China will not be launching a manned mission to the Moon in the foreseeable future, says Ouyang Ziyuan, chief scientist of China’s Moon exploration program. He wants to clarify earlier news reports in the Chinese media that said Beijing would be putting a man on the Moon by 2010 with the establishment of a Moonbase soon afterwards. “We will explore the Moon certainly,” says Ziyuan, “but with unmanned spacecraft. One of our goals is to bring lunar samples back to China for analysis. We are interested in the minerals on the Moon. We will prepare an unmanned spacecraft to do this.”

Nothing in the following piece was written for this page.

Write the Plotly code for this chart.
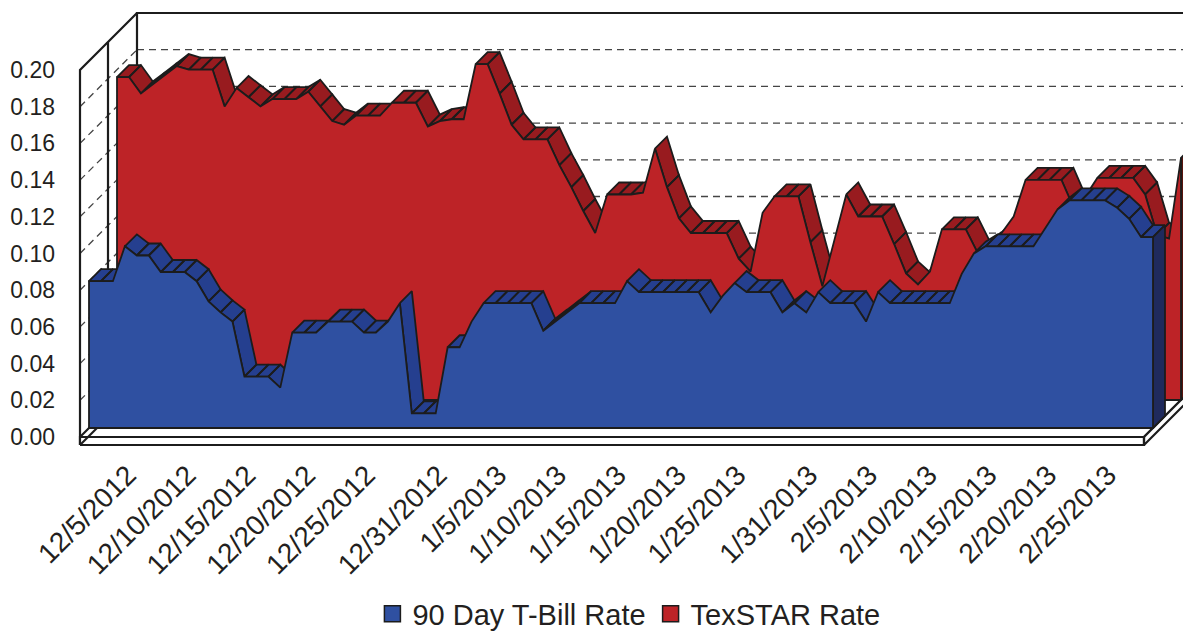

Ziyuan says, “We are not setting a specific date for a landing on the Moon. We are just at the start of preparing plans for our exploration of the Moon. I am very confident that China will complete the first phase of its lunar exploration by 2010. It could be completed earlier by 2007 perhaps. First our spacecraft will take a ride around the Moon looking at its resources and environment. After that we will develop a soft-landing machine?Our aim is a space station not later than 2005.”

He does admit that China would like to have manned outposts on the Moon in future, “perhaps by 2020 or 2030.” He says, “The Moon could serve as a new and tremendous supplier of energy and resources for human beings. This is crucial to sustainable development of human beings on Earth. Whoever first conquers the Moon will benefit first. We are also looking further out into the Solar System,” he says, “to Mars.”